Given material -
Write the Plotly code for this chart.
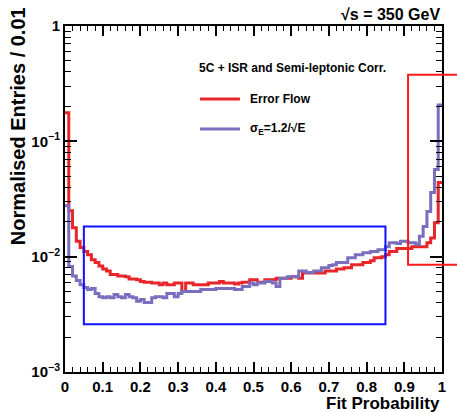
import math
import plotly.graph_objects as go

# ---- data (bin contents, 100 bins of width 0.01) ----
bin_edges = [i / 100 for i in range(101)]

error_flow = [
    0.177, 0.025, 0.0178, 0.0136, 0.0120, 0.0111, 0.0104, 0.0094, 0.0089, 0.0083,
    0.0078, 0.0075, 0.0070, 0.0070, 0.0068, 0.0068, 0.0067, 0.0064, 0.0064, 0.0063,
    0.0061, 0.0060, 0.0060, 0.0059, 0.0059, 0.0057, 0.0059, 0.0057, 0.0057, 0.0059,
    0.0059, 0.0050, 0.0059, 0.0059, 0.0057, 0.0057, 0.0057, 0.0057, 0.0059, 0.0059,
    0.0059, 0.0061, 0.0059, 0.0059, 0.0059, 0.0058, 0.0059, 0.0060, 0.0060, 0.0063,
    0.0063, 0.0060, 0.0060, 0.0063, 0.0063, 0.0063, 0.0065, 0.0065, 0.0065, 0.0065,
    0.0067, 0.0067, 0.0065, 0.0072, 0.0072, 0.0072, 0.0072, 0.0072, 0.0072, 0.0075,
    0.0075, 0.0075, 0.0078, 0.0078, 0.0080, 0.0080, 0.0085, 0.0085, 0.0085, 0.0089,
    0.0089, 0.0092, 0.0098, 0.0098, 0.0100, 0.0104, 0.0111, 0.0111, 0.0118, 0.0118,
    0.0118, 0.0118, 0.0122, 0.0122, 0.0122, 0.0122, 0.0132, 0.0145, 0.0197, 0.044,
]

sigma_e = [
    0.0277, 0.0082, 0.0068, 0.0062, 0.0057, 0.0054, 0.0052, 0.0053, 0.0048, 0.0045,
    0.0044, 0.0045, 0.0044, 0.0047, 0.0045, 0.0044, 0.0047, 0.0045, 0.0044, 0.0041,
    0.00425, 0.0040, 0.0040, 0.0044, 0.0045, 0.0045, 0.0044, 0.0048, 0.0048, 0.0045,
    0.0048, 0.0050, 0.0050, 0.0050, 0.0050, 0.0050, 0.0052, 0.0052, 0.0052, 0.0052,
    0.0053, 0.0053, 0.0053, 0.0053, 0.0053, 0.0052, 0.0052, 0.0055, 0.0055, 0.0059,
    0.0057, 0.0059, 0.0059, 0.0061, 0.0061, 0.0059, 0.0055, 0.0065, 0.0065, 0.0067,
    0.0067, 0.0067, 0.0075, 0.0075, 0.0073, 0.0073, 0.0075, 0.0075, 0.0080, 0.0080,
    0.0084, 0.0085, 0.0089, 0.0089, 0.0089, 0.0098, 0.0098, 0.0104, 0.0104, 0.0108,
    0.0108, 0.0111, 0.0111, 0.0115, 0.0115, 0.0122, 0.0132, 0.0132, 0.0130, 0.0136,
    0.0136, 0.0132, 0.0132, 0.0128, 0.0150, 0.0183, 0.0246, 0.036, 0.057, 0.207,
]

x_tick_vals = [0, 0.1, 0.2, 0.3, 0.4, 0.5, 0.6, 0.7, 0.8, 0.9, 1]
x_tick_text = ["0", "0.1", "0.2", "0.3", "0.4", "0.5", "0.6", "0.7", "0.8", "0.9", "1"]
y_tick_vals = [1e-3, 1e-2, 1e-1, 1]
y_tick_text = ["10<sup>−3</sup>", "10<sup>−2</sup>", "10<sup>−1</sup>", "1"]

# highlight boxes (data units)
blue_box = dict(x0=0.05, x1=0.85, y0=0.0026, y1=0.0183)
red_box = dict(x0=0.91, x1=1.2, y0=0.0085, y1=0.377)

# ---- style ----
RED = "#e8262a"
PURPLE = "#7a6fbe"
FONT = "Liberation Sans"
Y_LOG_RANGE = [-3, 0]


def step_xy(edges, vals):
    xs = list(edges[:-1]) + [edges[-1]]
    ys = list(vals) + [vals[-1]]
    return xs, ys


fig = go.Figure()
for vals, color, name in [(error_flow, RED, "Error Flow"),
                          (sigma_e, PURPLE, "σ<sub>E</sub>=1.2/√E")]:
    xs, ys = step_xy(bin_edges, vals)
    fig.add_trace(go.Scatter(x=xs, y=ys, mode="lines", line=dict(color=color, width=3, shape="hv"),
                             name=name, showlegend=False, hoverinfo="skip"))

minor_y = [m * 10 ** e for e in range(-3, 0) for m in range(2, 10)]

fig.update_layout(
    width=457, height=412,
    margin=dict(l=65, r=15, t=26, b=40),
    paper_bgcolor="white", plot_bgcolor="white",
    font=dict(family=FONT, color="black"),
    xaxis=dict(range=[0, 1], showgrid=False, zeroline=False,
               showline=True, linecolor="black", linewidth=2, mirror="ticks",
               ticks="inside", ticklen=10, tickwidth=1.5, tickcolor="black",
               tickvals=x_tick_vals, ticktext=x_tick_text,
               tickfont=dict(family=FONT, size=15, weight="bold"),
               minor=dict(ticks="inside", dtick=0.02, ticklen=5, tickwidth=1.2, tickcolor="black", showgrid=False)),
    yaxis=dict(type="log", range=Y_LOG_RANGE, showgrid=False, zeroline=False,
               showline=True, linecolor="black", linewidth=2, mirror="ticks",
               ticks="inside", ticklen=12, tickwidth=1.5, tickcolor="black",
               tickvals=y_tick_vals, ticktext=y_tick_text,
               tickfont=dict(family=FONT, size=15, weight="bold"),
               minor=dict(ticks="inside", tickmode="array", tickvals=minor_y, ticklen=6,
                          tickwidth=1.2, tickcolor="black", showgrid=False)),
)

fig.add_shape(type="rect", xref="x", yref="y", **blue_box,
              line=dict(color="#1010ff", width=2), fillcolor="rgba(0,0,0,0)")


def to_paper_y(v):
    return (math.log10(v) - Y_LOG_RANGE[0]) / (Y_LOG_RANGE[1] - Y_LOG_RANGE[0])


fig.add_shape(type="rect", xref="paper", yref="paper",
              x0=red_box["x0"], x1=red_box["x1"],
              y0=to_paper_y(red_box["y0"]), y1=to_paper_y(red_box["y1"]),
              line=dict(color="#ff1a1a", width=2), fillcolor="rgba(0,0,0,0)")

# legend (drawn manually, ROOT style)
fig.add_annotation(xref="paper", yref="paper", x=0.350, y=0.8786, xanchor="left", yanchor="middle",
                   text="5C + ISR and Semi-leptonic Corr.", showarrow=False,
                   font=dict(family=FONT, size=12, weight="bold"))
for yy, color, label in [(0.789, RED, "Error Flow"), (0.702, PURPLE, "σ<sub>E</sub>=1.2/√E")]:
    fig.add_shape(type="line", xref="paper", yref="paper", x0=0.358, x1=0.464, y0=yy, y1=yy,
                  line=dict(color=color, width=3))
    fig.add_annotation(xref="paper", yref="paper", x=0.486, y=yy, xanchor="left", yanchor="middle",
                       text=label, showarrow=False, font=dict(family=FONT, size=12, weight="bold"))

# titles
fig.add_annotation(xref="paper", yref="paper", x=1.0, y=1.032, xanchor="right", yanchor="middle",
                   text="√s = 350 GeV", showarrow=False, font=dict(family=FONT, size=16, weight="bold"))
fig.add_annotation(xref="paper", yref="paper", x=1.0, y=-0.092, xanchor="right", yanchor="middle",
                   text="Fit Probability", showarrow=False, font=dict(family=FONT, size=17, weight="bold"))
fig.add_annotation(xref="paper", yref="paper", x=-0.125, y=0.71, xanchor="center", yanchor="middle",
                   textangle=-90, text="Normalised Entries / 0.01", showarrow=False,
                   font=dict(family=FONT, size=20, weight="bold"))

fig.write_html("out.html", config={"displayModeBar": False},
               post_script="document.body.style.margin='0';")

Goal of the exercise -
Set down again, exactly, the lines of the material above from its first line to the one with "bin_edges = [i / 100 for i in range(101)]", inclusive. Leave the pictures out.

Answer in full -
Write the Plotly code for this chart.
import math
import plotly.graph_objects as go

# ---- data (bin contents, 100 bins of width 0.01) ----
bin_edges = [i / 100 for i in range(101)]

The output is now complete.